GIVEN PROBLEM: Pictures are not part of the copy. Retype the lines from the first one through the line that contains "import * as".

COLLECTED MATERIAL:
● ● ● ● ●
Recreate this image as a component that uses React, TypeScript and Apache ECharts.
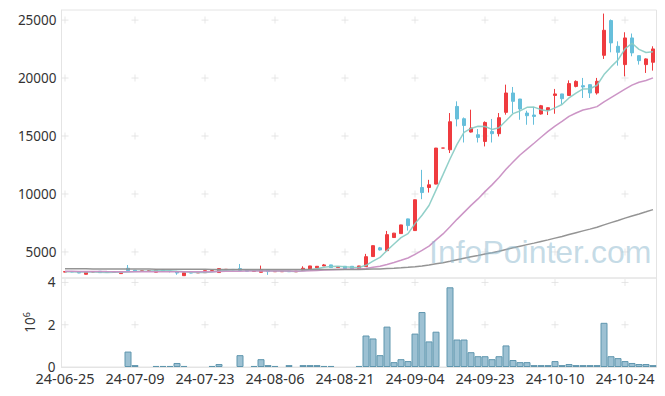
import React, { useEffect, useRef } from "react";
import * as echarts from "echarts";

const dates = [
  "24-06-25","24-06-26","24-06-27","24-06-28","24-07-01","24-07-02","24-07-03","24-07-04","24-07-05","24-07-08",
  "24-07-09","24-07-10","24-07-11","24-07-12","24-07-15","24-07-16","24-07-17","24-07-18","24-07-19","24-07-22",
  "24-07-23","24-07-24","24-07-25","24-07-26","24-07-29","24-07-30","24-07-31","24-08-01","24-08-02","24-08-05",
  "24-08-06","24-08-07","24-08-08","24-08-09","24-08-12","24-08-13","24-08-14","24-08-16","24-08-19","24-08-20",
  "24-08-21","24-08-22","24-08-23","24-08-26","24-08-27","24-08-28","24-08-29","24-08-30","24-09-02","24-09-03",
  "24-09-04","24-09-05","24-09-06","24-09-09","24-09-10","24-09-11","24-09-12","24-09-13","24-09-19","24-09-20",
  "24-09-23","24-09-24","24-09-25","24-09-26","24-09-27","24-09-30","24-10-02","24-10-04","24-10-07","24-10-08",
  "24-10-10","24-10-11","24-10-14","24-10-15","24-10-16","24-10-17","24-10-18","24-10-21","24-10-22","24-10-23",
  "24-10-24","24-10-25","24-10-28","24-10-29","24-10-30"
];

const opens = [
  3260,3300,3290,3070,3270,3330,3260,3230,3130,3590,
  3420,3360,3350,3250,3440,3340,3320,2950,3200,3190,
  3210,3380,3220,3480,3490,3560,3420,3320,3240,3460,
  3290,3290,3340,3280,3400,3530,3620,3790,3880,3650,
  3760,3760,3560,3730,4600,5350,5110,6240,6580,7850,
  6840,10560,10560,10850,13960,13810,17550,16490,15340,15110,
  14530,15390,15200,17040,18710,18190,16980,16810,16900,17240,
  18500,18630,18500,19280,19340,19430,18710,21960,24960,22740,
  21160,23460,21930,21160,21360
];
const closes = [
  3300,3270,3180,3270,3280,3210,3230,3260,3300,3380,
  3350,3370,3380,3440,3330,3330,3180,3210,3180,3220,
  3380,3390,3560,3500,3450,3400,3330,3340,3470,3300,
  3310,3320,3290,3340,3590,3790,3760,3880,3650,3720,
  3560,3560,3790,4590,5540,5170,6490,6620,7330,7270,
  9500,10120,10790,13960,13960,16230,16470,15910,15690,14880,
  16170,15200,16580,18710,17990,17330,16750,16690,17610,17440,
  18630,18220,19520,19710,19230,18710,19720,24120,23030,22220,
  23460,22170,21500,21650,22510
];
const lows = [
  3240,3250,3170,3060,3250,3200,3210,3220,3120,3300,
  3320,3340,3340,3240,3310,3230,3030,2950,3160,3180,
  3200,3360,3210,3460,3430,3380,3310,3300,3220,3020,
  3280,3270,3280,3270,3390,3520,3610,3780,3640,3630,
  3550,3540,3540,3700,4580,5120,5100,6200,6560,6840,
  6820,9550,10120,10830,13960,13530,15830,14440,15300,14440,
  14100,14440,14960,16840,16980,16400,15970,15970,16850,16810,
  16920,17760,18460,19200,18280,18280,18570,21650,22220,21070,
  20150,21880,21160,20440,20640
];
const highs = [
  3320,3310,3300,3290,3300,3340,3270,3270,3310,3870,
  3440,3380,3390,3480,3450,3350,3330,3220,3230,3240,
  3390,3400,3600,3520,3500,3960,3430,3350,3820,3470,
  3320,3330,3350,3350,3760,3800,3780,3960,3890,3730,
  3770,3770,3800,4830,5560,5430,6810,6640,7340,7870,
  9520,12080,11220,13970,13960,16980,17990,16600,17270,15600,
  16260,16470,16980,19430,19230,18200,17180,17500,17680,17460,
  19060,18640,19800,19800,20010,19450,20010,25560,25050,23170,
  23950,23840,21950,21700,22740
];

// volume in units of 10^6 shares (0 = bar too small to see)
const volumes = [
  0,0,0,0,0,0,0,0,0,0.73,
  0.09,0,0,0.05,0.05,0.05,0.19,0.05,0,0,
  0,0.05,0.14,0,0,0.56,0,0.05,0.37,0.09,
  0.05,0,0.09,0,0.09,0.09,0.09,0.05,0.05,0,
  0,0,0.05,1.49,1.35,0.56,1.91,0.23,0.37,0.28,
  1.58,2.6,1.21,1.67,0,3.77,1.3,1.3,0.7,0.51,
  0.51,0.37,0.51,1.02,0.33,0.23,0.23,0.09,0.09,0.09,
  0.28,0.09,0.14,0.09,0.09,0.09,0.09,2.09,0.51,0.42,
  0.28,0.19,0.14,0.14,0.09
];

const ma5 = [
  3290,3285,3265,3260,3260,3242,3234,3250,3256,3276,
  3304,3332,3356,3384,3374,3370,3332,3298,3246,3224,
  3234,3276,3346,3410,3456,3460,3448,3404,3398,3368,
  3350,3348,3338,3312,3370,3466,3554,3672,3734,3760,
  3714,3674,3656,3844,4208,4530,5116,5682,6230,6576,
  7442,8168,9002,10328,11666,13012,14282,15306,15652,15836,
  15824,15570,15704,16308,16930,17162,17472,17494,17274,17164,
  17424,17718,18284,18704,19062,19078,19378,20298,20962,21560,
  22510,22998,22474,22200,22258
];
const ma20 = [
  3330,3325,3320,3315,3310,3305,3300,3298,3296,3295,
  3294,3293,3292,3292,3290,3289,3287,3286,3285,3284,
  3288,3294,3313,3324,3333,3342,3347,3351,3360,3356,
  3354,3351,3347,3342,3355,3378,3407,3440,3464,3489,
  3498,3506,3518,3572,3677,3765,3923,4087,4280,4479,
  4788,5128,5503,6034,6553,7175,7810,8412,9014,9572,
  10202,10784,11424,12130,12752,13360,13873,14377,14891,15399,
  15856,16261,16697,16985,17248,17372,17535,17945,18312,18679,
  19044,19392,19638,19785,20011
];
const ma100 = [
  3548,3545,3541,3538,3536,3532,3529,3526,3524,3522,
  3520,3518,3516,3515,3513,3511,3507,3504,3500,3497,
  3495,3493,3494,3493,3492,3491,3488,3486,3485,3483,
  3481,3478,3476,3474,3474,3476,3478,3482,3483,3484,
  3485,3485,3487,3497,3517,3534,3563,3594,3631,3669,
  3728,3794,3866,3970,4074,4201,4330,4454,4575,4689,
  4815,4931,5062,5213,5358,5496,5628,5759,5900,6038,
  6189,6336,6496,6657,6814,6966,7127,7333,7528,7715,
  7914,8100,8279,8460,8650
];

const priceTicks = [5000, 10000, 15000, 20000, 25000];
const volTicks = [2, 4];
const markCats = [0, 10, 20, 30, 40, 50, 60, 70, 80];

const UP = "#ef3b3f";
const DOWN = "#67bfdb";
const FONT = "Noto Sans";

export default function App() {
  const ref = useRef<HTMLDivElement>(null);
  useEffect(() => {
    if (!ref.current) return;
    const chart = echarts.init(ref.current, null, { renderer: "svg" });
    const candle = dates.map((_, i) => [opens[i], closes[i], lows[i], highs[i]]);
    const volData = volumes.map((v) => (v > 0 ? v : "-"));
    const priceMarks: any[] = [];
    markCats.forEach((c) => priceTicks.forEach((t) => priceMarks.push([c, t])));
    const volMarks: any[] = [];
    markCats.forEach((c) => volTicks.forEach((t) => volMarks.push([c, t])));
    const markColor = "#e0e0e0";
    chart.setOption({
      animation: false,
      textStyle: { fontFamily: FONT },
      grid: [
        { left: 61.5, width: 595, top: 10, height: 268, show: true, borderColor: "#e4e4e4", borderWidth: 1, backgroundColor: "transparent" },
        { left: 61.5, width: 595, top: 278, height: 89, show: true, borderColor: "#e4e4e4", borderWidth: 1, backgroundColor: "transparent" },
      ],
      xAxis: [
        {
          type: "category", gridIndex: 0, data: dates, boundaryGap: true,
          axisLine: { show: false }, axisTick: { show: false }, axisLabel: { show: false }, splitLine: { show: false },
        },
        {
          type: "category", gridIndex: 1, data: dates, boundaryGap: true,
          axisLine: { show: true, lineStyle: { color: "#e4e4e4" } }, axisTick: { show: false },
          axisLabel: { interval: 9, color: "#333", fontSize: 14.5, lineHeight: 11, margin: 5, fontFamily: FONT },
          splitLine: { show: false },
        },
      ],
      yAxis: [
        {
          type: "value", gridIndex: 0, min: 2750, max: 25870, splitNumber: 5,
          axisLine: { show: true, lineStyle: { color: "#e4e4e4" } }, axisTick: { show: false },
          axisLabel: { color: "#333", fontSize: 13.5, margin: 5, showMinLabel: false, showMaxLabel: false, fontFamily: FONT, formatter: (v: number) => String(v) },
          splitLine: { show: false },
        },
        {
          type: "value", gridIndex: 1, min: 0, max: 4.21, interval: 2,
          axisLine: { show: true, lineStyle: { color: "#e4e4e4" } }, axisTick: { show: false },
          axisLabel: { color: "#333", fontSize: 13.5, lineHeight: 10, margin: 6, showMaxLabel: false, fontFamily: FONT },
          splitLine: { show: false },
          name: "10{s|6}", nameLocation: "middle", nameGap: 24, nameRotate: 90,
          nameTextStyle: { color: "#333", fontSize: 13.5, fontFamily: FONT, rich: { s: { fontSize: 9, fontFamily: FONT, color: "#333", verticalAlign: "top", padding: [0, 0, 7, 0] } } },
        },
      ],
      graphic: [
        {
          type: "text", left: 429, top: 236, z: 100, silent: true,
          style: { text: "InfoPointer.com", font: '32px "Liberation Sans"', fill: "rgba(140,184,206,0.5)" },
        },
      ],
      series: [
        {
          type: "scatter", xAxisIndex: 0, yAxisIndex: 0, data: priceMarks, symbol: "rect", symbolSize: [7, 1], silent: true,
          itemStyle: { color: markColor }, z: 0,
        },
        {
          type: "scatter", xAxisIndex: 0, yAxisIndex: 0, data: priceMarks, symbol: "rect", symbolSize: [1, 7], silent: true,
          itemStyle: { color: markColor }, z: 0,
        },
        {
          type: "scatter", xAxisIndex: 1, yAxisIndex: 1, data: volMarks, symbol: "rect", symbolSize: [7, 1], silent: true,
          itemStyle: { color: markColor }, z: 0,
        },
        {
          type: "scatter", xAxisIndex: 1, yAxisIndex: 1, data: volMarks, symbol: "rect", symbolSize: [1, 7], silent: true,
          itemStyle: { color: markColor }, z: 0,
        },
        {
          type: "candlestick", xAxisIndex: 0, yAxisIndex: 0, data: candle, barWidth: 4,
          itemStyle: { color: UP, color0: DOWN, borderColor: UP, borderColor0: DOWN, borderWidth: 1 },
          z: 2,
        },
        {
          type: "line", xAxisIndex: 0, yAxisIndex: 0, data: ma5, showSymbol: false, symbol: "none",
          lineStyle: { color: "#86cbc3", width: 1.5, opacity: 0.9 }, z: 3,
        },
        {
          type: "line", xAxisIndex: 0, yAxisIndex: 0, data: ma20, showSymbol: false, symbol: "none",
          lineStyle: { color: "#c98fc3", width: 1.5, opacity: 0.95 }, z: 3,
        },
        {
          type: "line", xAxisIndex: 0, yAxisIndex: 0, data: ma100, showSymbol: false, symbol: "none",
          lineStyle: { color: "#8e8e8e", width: 1.5, opacity: 0.95 }, z: 3,
        },
        {
          type: "bar", xAxisIndex: 1, yAxisIndex: 1, data: volData, barCategoryGap: "0%",
          itemStyle: { color: "rgba(124,172,196,0.75)", borderColor: "#5f96ae", borderWidth: 1 },
          z: 2,
        },
      ],
    });
    return () => chart.dispose();
  }, []);
  return <div ref={ref} style={{ position: "absolute", left: 0, top: 0, width: 665, height: 396 }} />;
}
● ● ● ● ●
WRITTEN ANSWER:
Recreate this image as a component that uses React, TypeScript and Apache ECharts.
import React, { useEffect, useRef } from "react";
import * as echarts from "echarts";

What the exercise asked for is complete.